My early relationship with language was not promising. In Rajkot, Gujarati was home. Hindi was school. English was something you were tested on.

When I first tried to write in English — really write, not produce sentences for a teacher — what came out was stiff. Formal in the wrong way. The ideas were there but the words weren't carrying them.

I did the only thing that has ever worked for me: I wrote more.

Four or five pieces a week. Short stories, mostly. Some of them were terrible. I showed them to everyone who would read them — friends, teachers, my mother, eventually strangers on early internet forums. I wanted feedback, any feedback, including the feedback that something wasn't working.

The showing-to-strangers part was important. When someone who has nothing to gain from your feelings reads your work, they tell you what's actually there, not what they wish were there.


What improved

A few things shifted when the writing started to work.

The first was rhythm. Good writing has rhythm — a phrase I'd heard and didn't understand until I could feel it in my own sentences. When I read back a paragraph and something felt off, it was usually the rhythm. I started reading my work aloud for this reason.

The second was specificity. Early writing is often too general. It says "the room was crowded" when it should say "three people were squeezed onto a bench that fit two." Specificity is where writing comes alive.
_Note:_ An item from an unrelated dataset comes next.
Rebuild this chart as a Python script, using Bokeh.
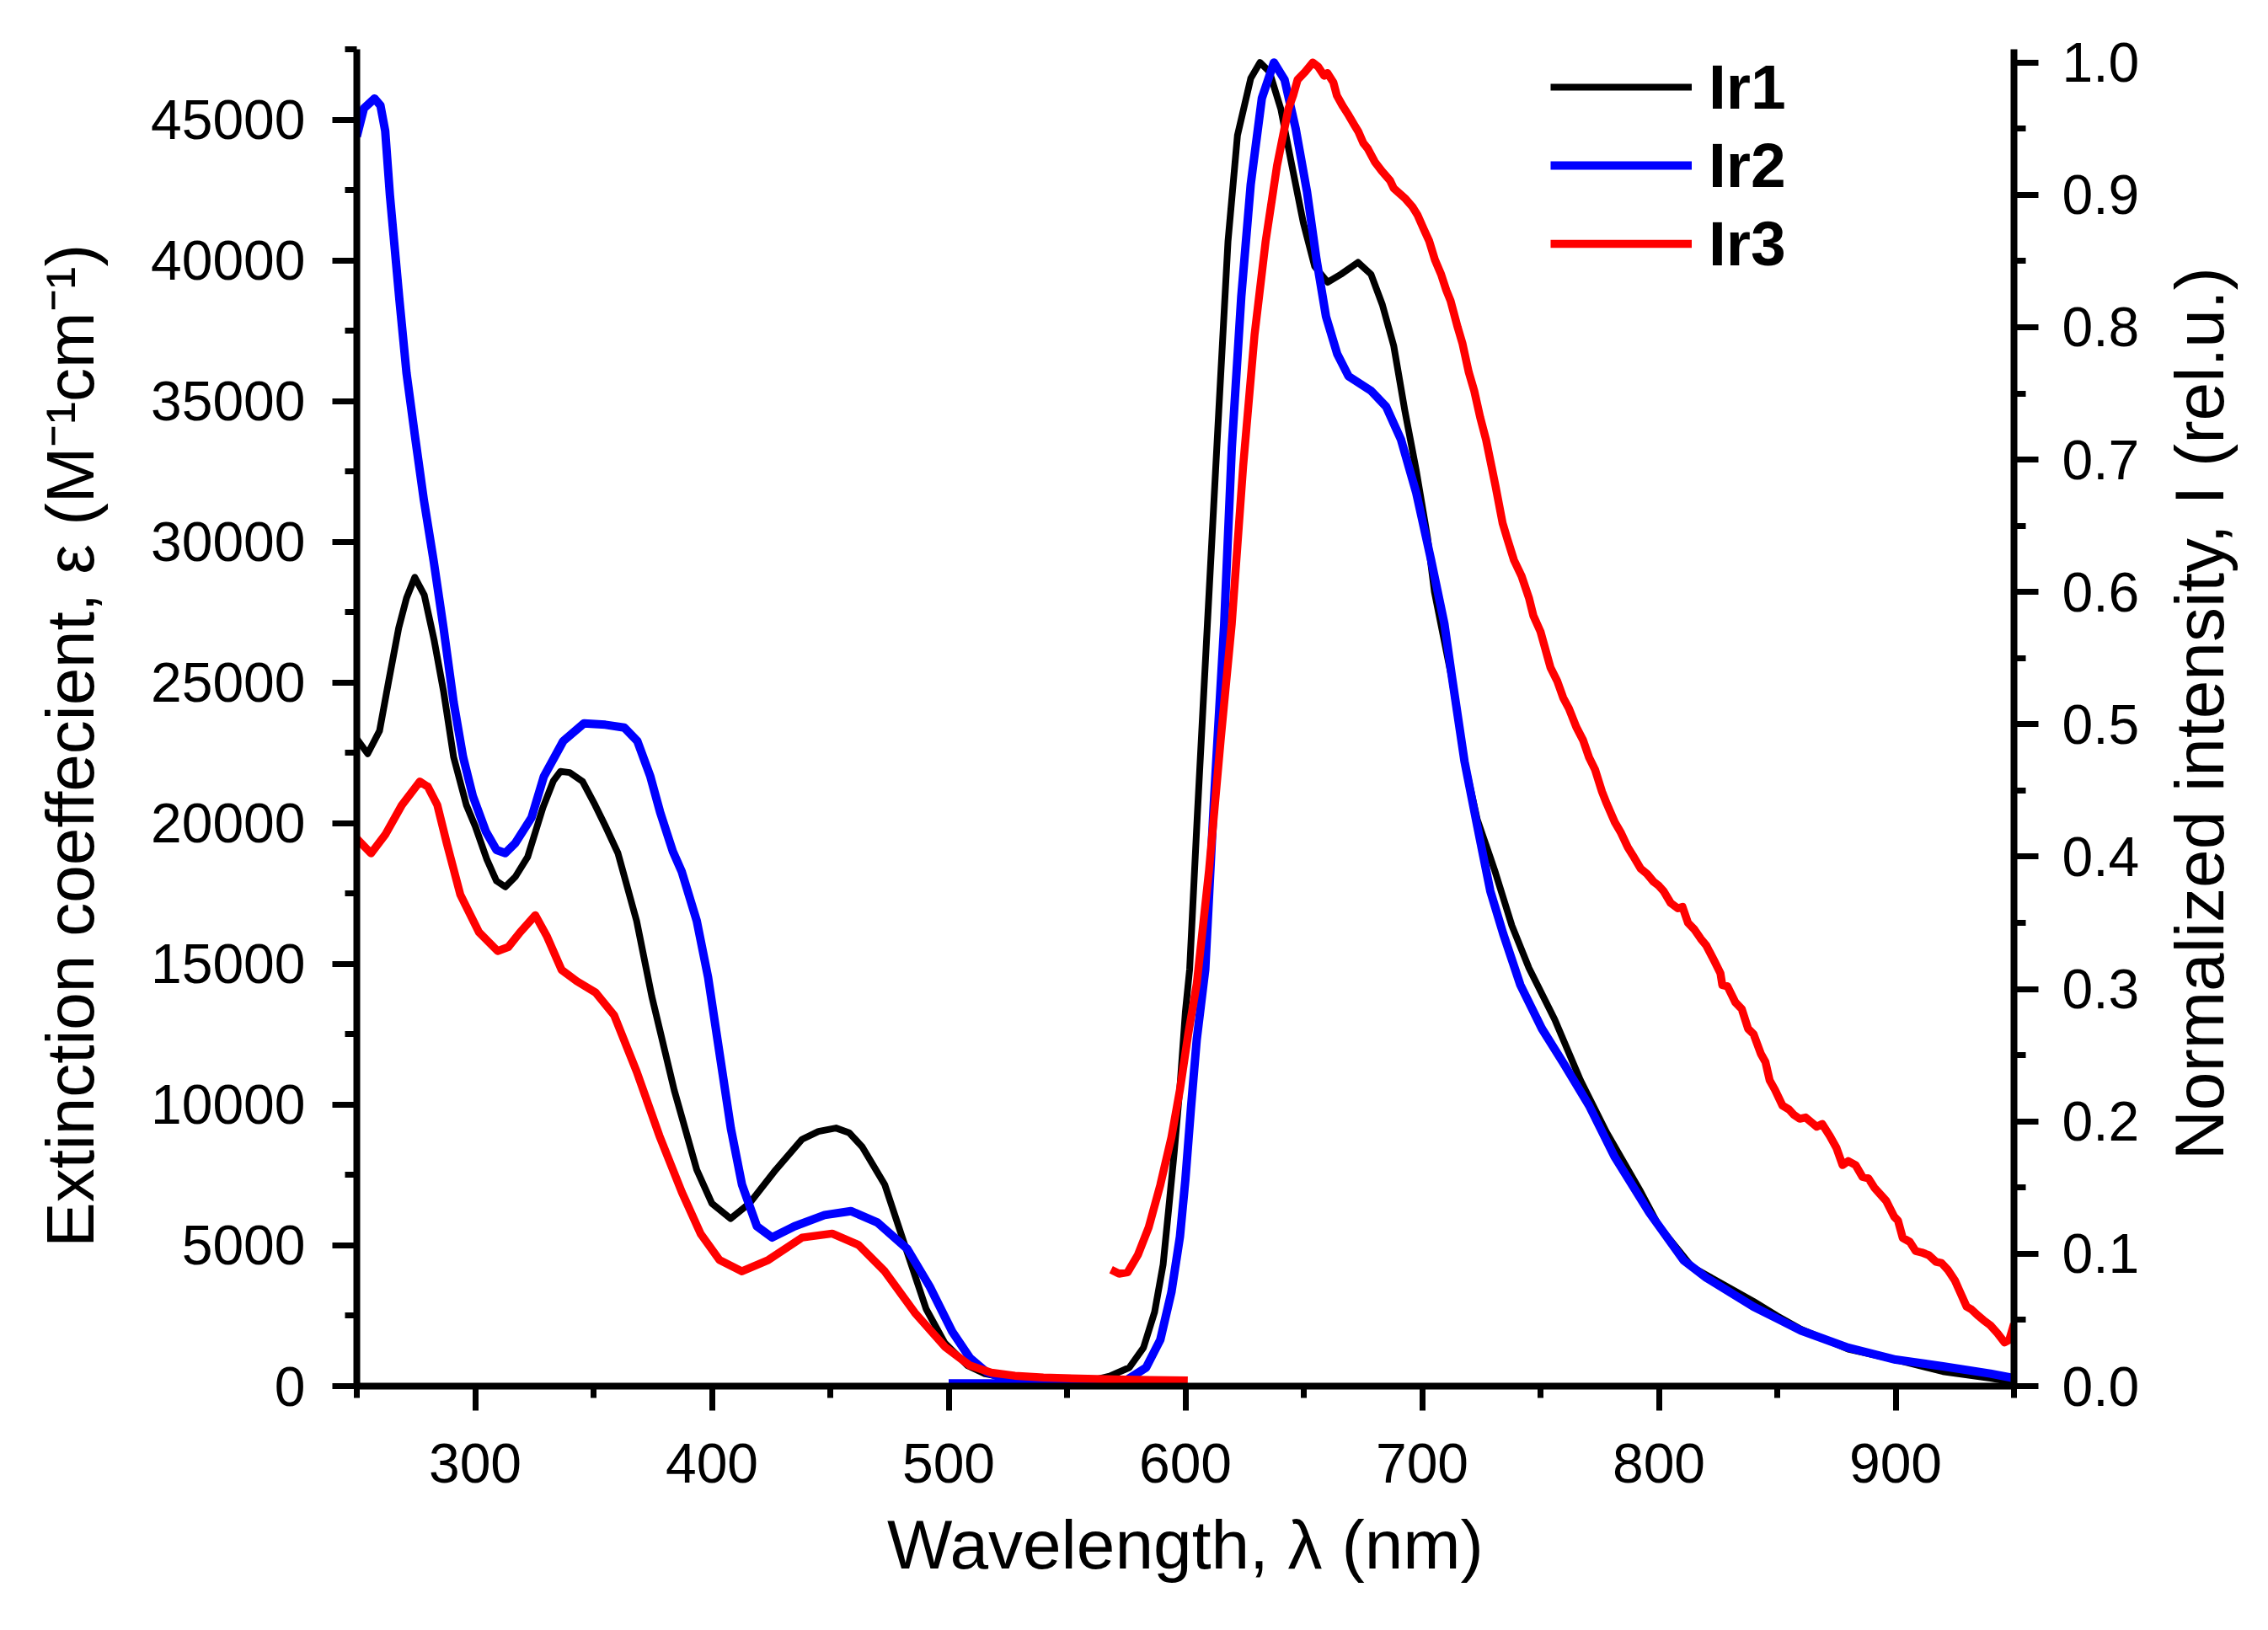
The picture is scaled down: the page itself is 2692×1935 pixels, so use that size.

It's also where it becomes honest — vague writing can mean anything, which usually means it means nothing.

The third was trust in the reader. I had a habit of over-explaining, of making sure the reader couldn't possibly miss the point. The writing got better when I started trusting the reader to make connections I'd left deliberately unmade.


The Gujarati prize

I won a national writing award in Gujarati that I'm more surprised by than any other recognition I've received. Not because Gujarati is harder (it's my mother tongue), but because the competition was among people for whom Gujarati was not just a language but a culture and a literary tradition that I'd been away from for years.

The piece I submitted was about the gap between the Rajkot I grew up in and the Rajkot I found when I went back as an adult. The geography was the same. The feeling was different. I was trying to write about what it means to belong to a place that no longer quite fits you.

I found out I'd won by a call I almost didn't answer. I remember standing in the kitchen in Bengaluru, holding my phone, genuinely confused.


Why I still do it

Writing is the way I find out what I think. Not the way I record what I think — the way I discover it. The difference is significant.

When I write about product problems, I often arrive at a position I didn't hold before I started writing. The writing forces a clarity that conversation doesn't. In conversation, you can gesture at the idea. In writing, you have to commit.

This is also why I blog, and why I'll keep doing it even when I'm not sure anyone is reading. The value of the writing is mostly in the act of it. The reader — when they exist, when they respond — is a bonus.